Well, it doesn't, and not just because the Christmas spirit is supposed to be one of generosity, not selfish boundary-policing over who is and isn't a "real" American. While the story of Jesus' birth has a lot of meaning for a lot of people, the fact of the matter is that Christmas has always been about more than that and its roots go far deeper than the myth of a savior born in Bethlehem.

Christmas is, at its heart, a secular holiday. It has survived as long as it has because of its secular nature, which means it's flexible and can be whatever the people of a certain time and place need it to be. That doesn't mean that it's wrong to use it as a religious holiday, if that's what works for you. But it does mean that it's equally fine for non-Christians to celebrate it if they want, or for people to have as much or little religion as they want in their holiday season. It's not a holiday about how white Christian conservatives are better than everyone else, that's for damn sure.

In his new book, "The Myths That Stole Christmas," philosophy professor David Kyle Johnson explores the pagan roots of Christmas. (Many of his ideas are explained in this half-hour interview for Point of Inquiry.) The idea that Jesus was born in late December appears to be a medieval Catholic Church invention in order to discourage the celebration of winter solstice holidays like Saturnalia that were associated with pagan religions.

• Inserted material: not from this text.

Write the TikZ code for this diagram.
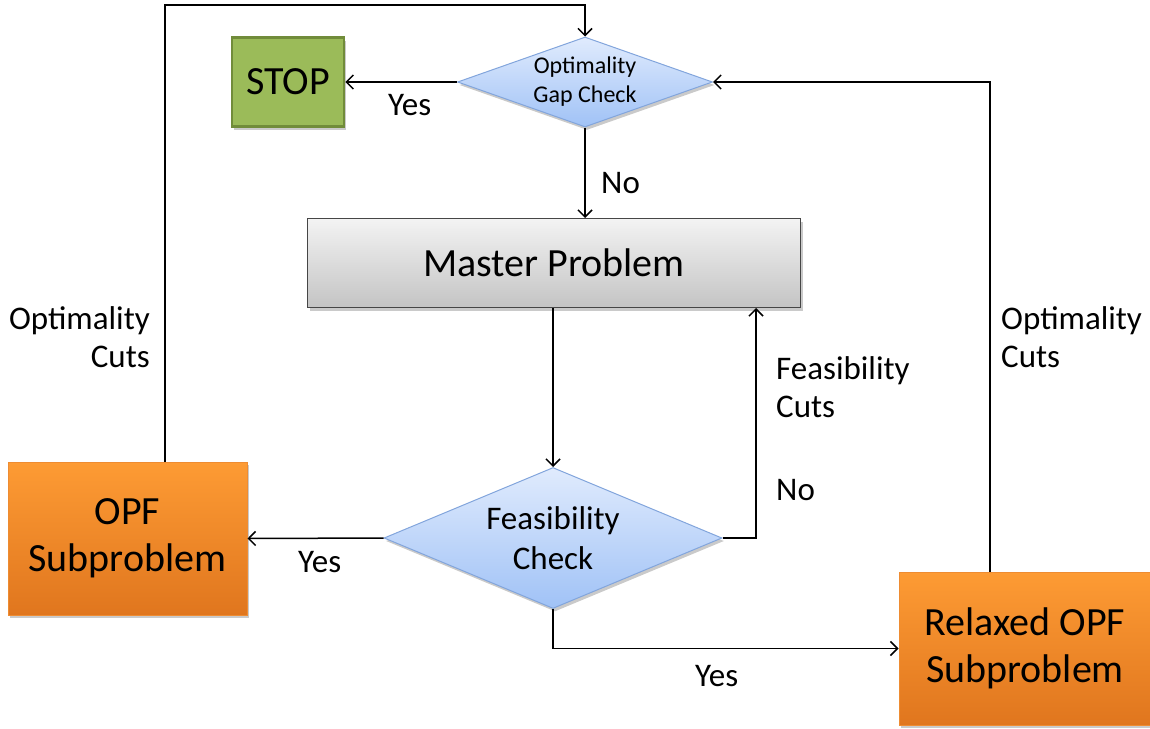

But even though the church was successful in replacing these celebrations with the unsubtly named Christ's Mass, a lot of pagan traditions hung on through the centuries. As Johnson lays out, the old pagan tradition of nobles playing servant for a day to the common folk of the area evolved into a tradition called "wassailing." where feudal lords and other wealthy people would share their wealth, in the form of food and drink, for a day with common people who showed up their door, usually drunk, and singing for gifts. This, in turn, morphed into Christmas caroling as we know it.

Santa Claus, as Johnson lays out, also seems to have roots in pagan traditions. The historical evidence for a Saint Nicholas is actually quite meager, and it's quite possible that he, like Saint Christopher, is one of those saints that was invented to replace pagan deities, including Odin, that the church wanted local people to stop worshipping.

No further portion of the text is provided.